Unfortunately, the number of milestones used to break up payments on account during a build is almost always too few. And just as often as not, the definitions of the milestones are deficient in detail, and fail to provide an adequate basis on which to provide financial control for the project.
There are several non-exclusive precautions which can be taken to avoid being placed in, or having your client being placed in this unacceptable situation:
1) In every definition of milestone, include an omnibus clause to the effect that, “…every task logically, operationally, or customarily according to commonly accepted industry standards as precedent to the achievement of this milestone is, in fact, completed.”2) Improve on the use of an omnibus clause by actually defining in detail every task or task group that must be completed before the milestone is to be considered achieved.
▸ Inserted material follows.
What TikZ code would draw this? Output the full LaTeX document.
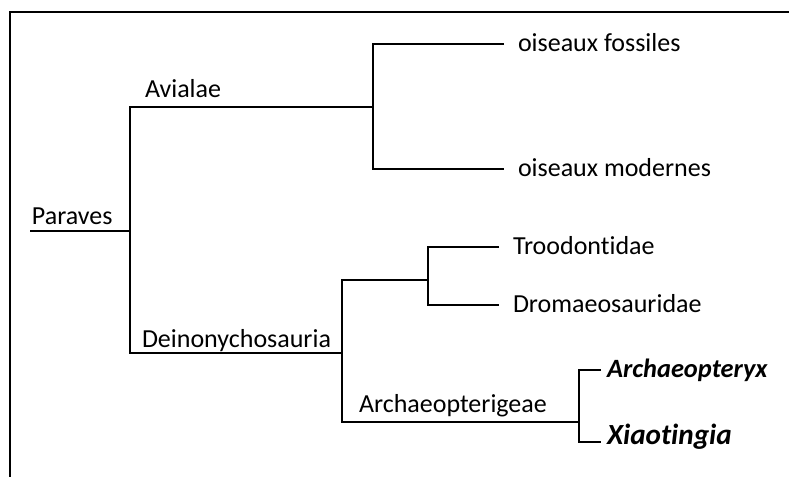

3) Increase the number of milestones from the usual six or eight to 18 or more milestones, thereby breaking the project duration into segments more amenable to meaningful financial control. Indeed, best practice is to have one milestone for each month of the anticipated project duration.Of course, during the course of any build, circumstances may militate in favor of breaking with, or modifying the project plan and the associated milestone designations. For instance, engines may be late coming in from their manufacturer, or some other item coming up for installation may be delayed. In such cases, the exercise of good judgment and experience by a project manager and/or owner’s rep can avoid seeing the build slow to a crawl, or even grind to a halt.